With the start of the new year you would think that everybody could accept the overused phrase “in with the new, out with the old” but it seems some trends we just can’t get the fuck away from. It’s like that fugly friend who thinks since you allowed her to come to your NYE pregame, you guys are like besties now. She left before the clock turned to midnight (she’s lame and had to meet up with her equally fugly boyfriend) so technically you haven’t seen her since last year and you really don’t plan on speaking to that TTH loser anyway. If only the same could be said for these trends.
1. High-waisted jeans
People need a major wakeup call because these never were and never will be flattering. Your ass would probably still look fat even if you lived at the gym for the entire month of January. Please put away the crop top and this hideous excuse for pants because I can still see your muffin top from across the bar.
2. Nerdy glasses
Half the people who wear these probably don’t even have a prescription. You’re not a hipster, you’re not nerdy-hot – you’re just a freak who thinks wearing big glasses will distract from your huge nose that your plastic surgeon just couldn’t fix.

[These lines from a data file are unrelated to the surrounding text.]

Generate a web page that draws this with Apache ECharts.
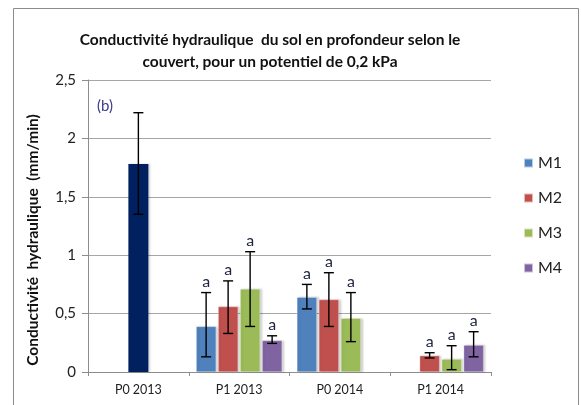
<!DOCTYPE html>
<html>
<head>
<meta charset="utf-8">
<script src="https://cdn.jsdelivr.net/npm/echarts@6/dist/echarts.min.js"></script>
<style>
  html, body { margin: 0; padding: 0; background: #fff; }
  #chart { width: 581px; height: 405px; }
</style>
</head>
<body>
<div id="chart"></div>
<script>
// categories and values
const categories = ["P0 2013", "P1 2013", "P0 2014", "P1 2014"];
const refValues = [1.78, null, null, null];
const refLow = [1.35, null, null, null];
const refHigh = [2.22, null, null, null];

const m1 = [null, 0.39, 0.64, null];
const m1Low = [null, 0.13, 0.54, null];
const m1High = [null, 0.68, 0.75, null];

const m2 = [null, 0.56, 0.62, 0.14];
const m2Low = [null, 0.33, 0.39, 0.12];
const m2High = [null, 0.78, 0.85, 0.165];

const m3 = [null, 0.71, 0.46, 0.11];
const m3Low = [null, 0.39, 0.26, 0.02];
const m3High = [null, 1.03, 0.68, 0.225];

const m4 = [null, 0.27, null, 0.23];
const m4Low = [null, 0.245, null, 0.13];
const m4High = [null, 0.31, null, 0.345];

const sigLetters = ["", "a", "a", "a"];
const yTicks = [0, 0.5, 1, 1.5, 2, 2.5];

const colors = ["#4F81BD", "#C0504D", "#9BBB59", "#8064A2"];
const names = ["M1", "M2", "M3", "M4"];
const vals = [m1, m2, m3, m4];
const lows = [m1Low, m2Low, m3Low, m4Low];
const highs = [m1High, m2High, m3High, m4High];

const BAR_W = 20;
const BAR_STEP = 22;

function errData(lo, hi, withLabel) {
  const out = [];
  lo.forEach((v, i) => {
    if (v == null) return;
    out.push([i, v, hi[i], withLabel ? sigLetters[i] : ""]);
  });
  return out;
}

// error bar + letter drawn at the bar's slot in the group
function errRender(offset) {
  return function (params, api) {
    const i = api.value(0);
    const lo = api.coord([i, api.value(1)]);
    const hi = api.coord([i, api.value(2)]);
    const x = lo[0] + offset;
    const cap = 5;
    const st = { stroke: "#000", lineWidth: 1.4 };
    const kids = [
      { type: "line", shape: { x1: x, y1: lo[1], x2: x, y2: hi[1] }, style: st },
      { type: "line", shape: { x1: x - cap, y1: lo[1], x2: x + cap, y2: lo[1] }, style: st },
      { type: "line", shape: { x1: x - cap, y1: hi[1], x2: x + cap, y2: hi[1] }, style: st },
    ];
    const txt = api.value(3);
    if (txt) {
      kids.push({
        type: "text",
        style: {
          text: txt, x: x, y: hi[1] - 3,
          textAlign: "center", textVerticalAlign: "bottom",
          font: "16px Lato, 'DejaVu Sans', sans-serif", fill: "#1d2340",
        },
      });
    }
    return { type: "group", children: kids };
  };
}

const series = [];
vals.forEach((d, k) => {
  series.push({
    name: names[k],
    type: "bar",
    data: d.map((v) => (v == null ? "-" : v)),
    barWidth: BAR_W,
    barGap: "10%",
    itemStyle: {
      color: colors[k],
      borderColor: "rgba(255,255,255,0.6)",
      borderWidth: 0.5,
      shadowColor: "rgba(0,0,0,0.18)",
      shadowBlur: 2,
      shadowOffsetX: 2,
      shadowOffsetY: 0,
    },
  });
});
vals.forEach((d, k) => {
  series.push({
    name: names[k] + "_err",
    type: "custom",
    renderItem: errRender((k - 1.5) * BAR_STEP),
    data: errData(lows[k], highs[k], true),
    z: 5,
    silent: true,
  });
});
// reference bar (dark) on an overlaid hidden axis so it sits alone in its category
series.push({
  name: "ref",
  type: "bar",
  xAxisIndex: 1,
  data: refValues.map((v) => (v == null ? "-" : v)),
  barWidth: BAR_W,
  itemStyle: {
    color: "#002060",
    shadowColor: "rgba(0,0,0,0.18)",
    shadowBlur: 2,
    shadowOffsetX: 2,
  },
});
series.push({
  name: "ref_err",
  type: "custom",
  xAxisIndex: 1,
  renderItem: errRender(0),
  data: errData(refLow, refHigh, false),
  z: 5,
  silent: true,
});

const chart = echarts.init(document.getElementById("chart"));
chart.setOption({
  animation: false,
  backgroundColor: "#fff",
  title: {
    text: "Conductivité hydraulique  du sol en profondeur selon le\ncouvert, pour un potentiel de 0,2 kPa",
    left: 265,
    top: 24,
    textAlign: "center",
    textStyle: {
      fontFamily: "Lato, 'Open Sans', sans-serif",
      fontWeight: "bold",
      fontSize: 15.5,
      lineHeight: 22,
      color: "#111",
    },
  },
  legend: {
    data: names,
    orient: "vertical",
    left: 518,
    top: 150,
    itemGap: 19,
    itemWidth: 9,
    itemHeight: 9,
    icon: "rect",
    textStyle: { fontSize: 16, color: "#222", fontFamily: "Lato, sans-serif" },
  },
  grid: { left: 88, right: 90, top: 80, bottom: 33 },
  xAxis: [
    {
      type: "category",
      data: categories,
      axisLine: { lineStyle: { color: "#8c8c8c" } },
      axisTick: { show: true, length: 4, lineStyle: { color: "#8c8c8c" } },
      axisLabel: { color: "#222", fontSize: 12.5, margin: 11, fontFamily: "Lato, sans-serif" },
    },
    {
      type: "category",
      data: categories,
      show: false,
    },
  ],
  yAxis: {
    type: "value",
    min: yTicks[0],
    max: yTicks[yTicks.length - 1],
    interval: 0.5,
    axisLine: { show: true, lineStyle: { color: "#8c8c8c" } },
    axisTick: { show: true, length: 6, lineStyle: { color: "#8c8c8c" } },
    axisLabel: {
      color: "#222",
      fontSize: 15,
      margin: 12,
      fontFamily: "Lato, sans-serif",
      formatter: (v) => String(v).replace(".", ","),
    },
    splitLine: { lineStyle: { color: "#a6a6a6", width: 1 } },
  },
  graphic: [
    {
      type: "rect",
      shape: { x: 13.5, y: 8.5, width: 565, height: 410 },
      style: { fill: "none", stroke: "#8c8c8c", lineWidth: 1 },
      silent: true,
    },
    {
      type: "text",
      x: 33,
      y: 240,
      rotation: Math.PI / 2,
      style: {
        text: "Conductivité  hydraulique  (mm/min)",
        font: "bold 15.5px Lato, sans-serif",
        textAlign: "center",
        textVerticalAlign: "middle",
        fill: "#111",
      },
    },
    {
      type: "text",
      x: 97,
      y: 106,
      style: {
        text: "(b)",
        font: "15px Lato, sans-serif",
        textVerticalAlign: "middle",
        fill: "#3b3b8a",
      },
    },
  ],
  series: series,
});
</script>
</body>
</html>
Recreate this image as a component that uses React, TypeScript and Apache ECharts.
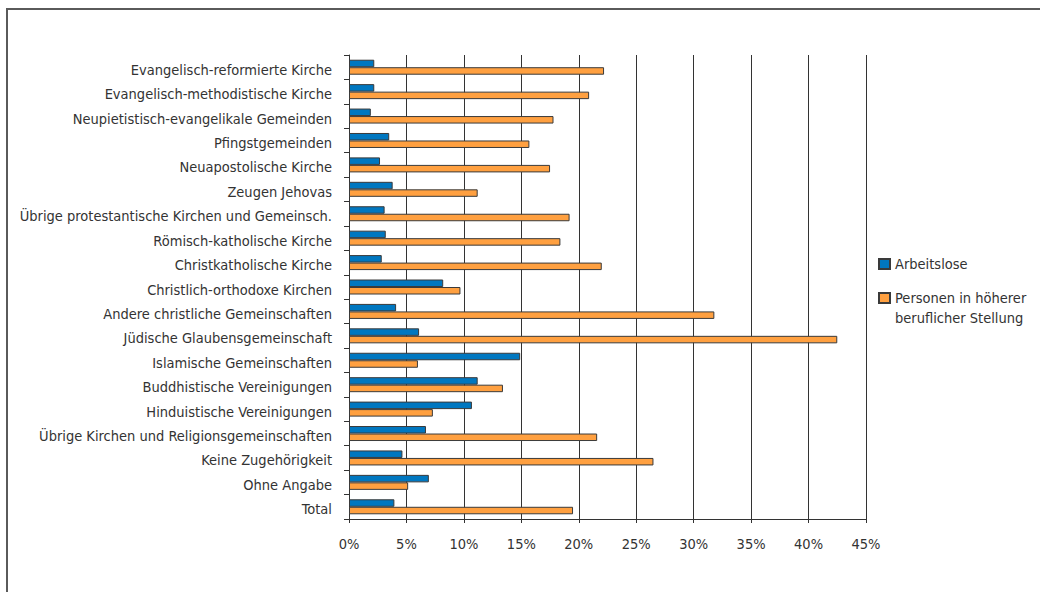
import React, { useEffect, useRef } from "react";
import * as echarts from "echarts";

const categories = [
  "Evangelisch-reformierte Kirche",
  "Evangelisch-methodistische Kirche",
  "Neupietistisch-evangelikale Gemeinden",
  "Pfingstgemeinden",
  "Neuapostolische Kirche",
  "Zeugen Jehovas",
  "Übrige protestantische Kirchen und Gemeinsch.",
  "Römisch-katholische Kirche",
  "Christkatholische Kirche",
  "Christlich-orthodoxe Kirchen",
  "Andere christliche Gemeinschaften",
  "Jüdische Glaubensgemeinschaft",
  "Islamische Gemeinschaften",
  "Buddhistische Vereinigungen",
  "Hinduistische Vereinigungen",
  "Übrige Kirchen und Religionsgemeinschaften",
  "Keine Zugehörigkeit",
  "Ohne Angabe",
  "Total",
];

const arbeitslose = [2.2, 2.2, 1.9, 3.5, 2.7, 3.8, 3.1, 3.2, 2.85, 8.2, 4.1, 6.1, 14.9, 11.2, 10.7, 6.7, 4.65, 6.95, 3.95];
const hoehereStellung = [22.2, 20.9, 17.8, 15.7, 17.5, 11.2, 19.2, 18.4, 22.0, 9.7, 31.8, 42.5, 6.0, 13.4, 7.3, 21.6, 26.5, 5.15, 19.5];

const seriesNames = ["Arbeitslose", "Personen in höherer\nberuflicher Stellung"];
const xTicks = { min: 0, max: 45, interval: 5 };

const FONT = "'DejaVu Sans Condensed', 'Liberation Sans Narrow', sans-serif";
const FS = 14.5;
const TEXT = "#333333";
const LINE = "#333333";

export default function App() {
  const ref = useRef<HTMLDivElement>(null);
  useEffect(() => {
    if (!ref.current) return;
    const chart = echarts.init(ref.current, null, { renderer: "svg" });
    chart.setOption({
      animation: false,
      backgroundColor: "#ffffff",
      textStyle: { fontFamily: FONT },
      graphic: [
        {
          type: "rect",
          shape: { x: 7, y: 9, width: 1100, height: 700 },
          style: { fill: "none", stroke: "#5a5a5a", lineWidth: 2 },
          silent: true,
        },
      ],
      grid: { left: 349, right: 174, top: 55, bottom: 73, containLabel: false },
      legend: [
        {
          data: [seriesNames[0]],
          orient: "vertical",
          left: 878,
          top: 254,
          padding: 0,
          itemWidth: 11,
          itemHeight: 10,
          icon: "rect",
          selectedMode: false,
          textStyle: { fontFamily: FONT, fontSize: FS, color: TEXT, lineHeight: 20 },
        },
        {
          data: [seriesNames[1]],
          orient: "vertical",
          left: 878,
          top: 268,
          padding: 0,
          itemWidth: 11,
          itemHeight: 10,
          icon: "rect",
          selectedMode: false,
          formatter: (name: string) => " \n" + name,
          textStyle: { fontFamily: FONT, fontSize: FS, color: TEXT, lineHeight: 20 },
        },
      ],
      xAxis: {
        type: "value",
        min: xTicks.min,
        max: xTicks.max,
        interval: xTicks.interval,
        axisLine: { show: true, lineStyle: { color: LINE, width: 1 } },
        axisTick: { show: true, length: 4, lineStyle: { color: LINE } },
        splitLine: { show: true, lineStyle: { color: LINE, width: 1 } },
        axisLabel: {
          formatter: "{value}%",
          color: TEXT,
          fontFamily: FONT,
          fontSize: FS,
          margin: 17,
        },
      },
      yAxis: {
        type: "category",
        data: categories,
        inverse: true,
        axisLine: { show: true, lineStyle: { color: LINE, width: 1 } },
        axisTick: { show: true, length: 5, lineStyle: { color: LINE } },
        axisLabel: {
          color: TEXT,
          fontFamily: FONT,
          fontSize: FS,
          margin: 17,
          verticalAlign: "top",
          lineHeight: 5,
        },
      },
      series: [
        {
          name: seriesNames[0],
          type: "bar",
          data: arbeitslose,
          barWidth: 7.5,
          barGap: "0%",
          itemStyle: { color: "#0077c0", borderColor: "#3a3a3a", borderWidth: 1 },
        },
        {
          name: seriesNames[1],
          type: "bar",
          data: hoehereStellung,
          barWidth: 7.5,
          barGap: "0%",
          itemStyle: { color: "#ffa040", borderColor: "#3a3a3a", borderWidth: 1 },
        },
      ],
    });
    return () => chart.dispose();
  }, []);
  return (
    <div
      ref={ref}
      style={{ position: "fixed", left: 0, top: 0, width: 1040, height: 592 }}
    />
  );
}
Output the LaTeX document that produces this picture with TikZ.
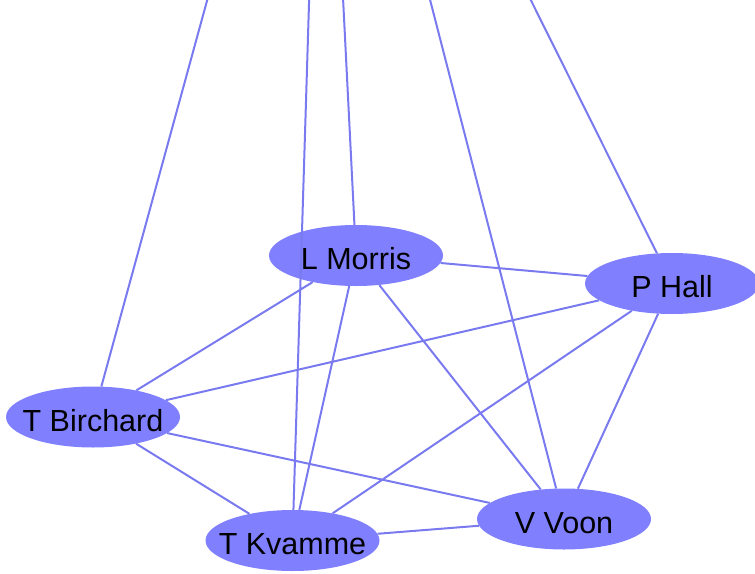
\documentclass[tikz,border=0pt]{standalone}
\usepackage{fontspec}
\setmainfont{Liberation Sans}
\usetikzlibrary{shapes.geometric}
\definecolor{nodefill}{RGB}{128,128,255}
\definecolor{edgecol}{RGB}{122,122,240}
\begin{document}
\begin{tikzpicture}[x=1pt,y=-1pt,
  person/.style={ellipse,fill=nodefill,draw=none,minimum width=174pt,minimum height=61pt,inner sep=0pt},
  every label/.style={font=\fontsize{30.5}{30}\selectfont,text height=28pt,text depth=0pt,inner sep=0pt},
  link/.style={draw=edgecol,line width=2pt}]
\useasboundingbox (0,0) rectangle (755,573);
\clip (0,0) rectangle (755,573);
\coordinate (top) at (322,-419);
\node[person,label=center:{L Morris}] (lm) at (356,255.5) {};
\node[person,label=center:{P Hall}] (ph) at (672,283.5) {};
\node[person,label=center:{T Birchard}] (tb) at (93,417) {};
\node[person,label=center:{V Voon}] (vv) at (564,519) {};
\node[person,label=center:{T Kvamme}] (tk) at (292.5,540.5) {};
\path[link] (tb) -- (top) (tk) -- (top) (lm) -- (top) (vv) -- (top) (ph) -- (top)
  (tb) -- (lm) (tb) -- (ph) (tb) -- (vv) (tb) -- (tk)
  (lm) -- (ph) (lm) -- (vv) (lm) -- (tk)
  (ph) -- (vv) (ph) -- (tk)
  (vv) -- (tk);
\end{tikzpicture}
\end{document}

You’re not a middle-aged father so put these away. It’s 2015 AKA time for you to learn the name Christian Louboutin.
4. Statement necklaces
These fugly chokers can be compared to oversized bibs your grandma bought for you and made you wear. Only difference is now you’re not a toddler and have a say in what you dress yourself in so stop buying these eye sores that really just make you look even more flat chested than you did before.
5. Nail Art
Enough is enough stop drawing pictures of fucking flowers on your nails. Grown women everywhere are acting like kindergartners. How can you possibly ask your usual nail lady at your fav place that you want a chevron design on every other finger while keeping a straight face?
6. Fast food fashion
You’re not Katy Perry so stop dressing up as a Cheeto. Having the McDonald’s logo on your t-shirt doesn’t make it haute couture; it just makes you look tacky.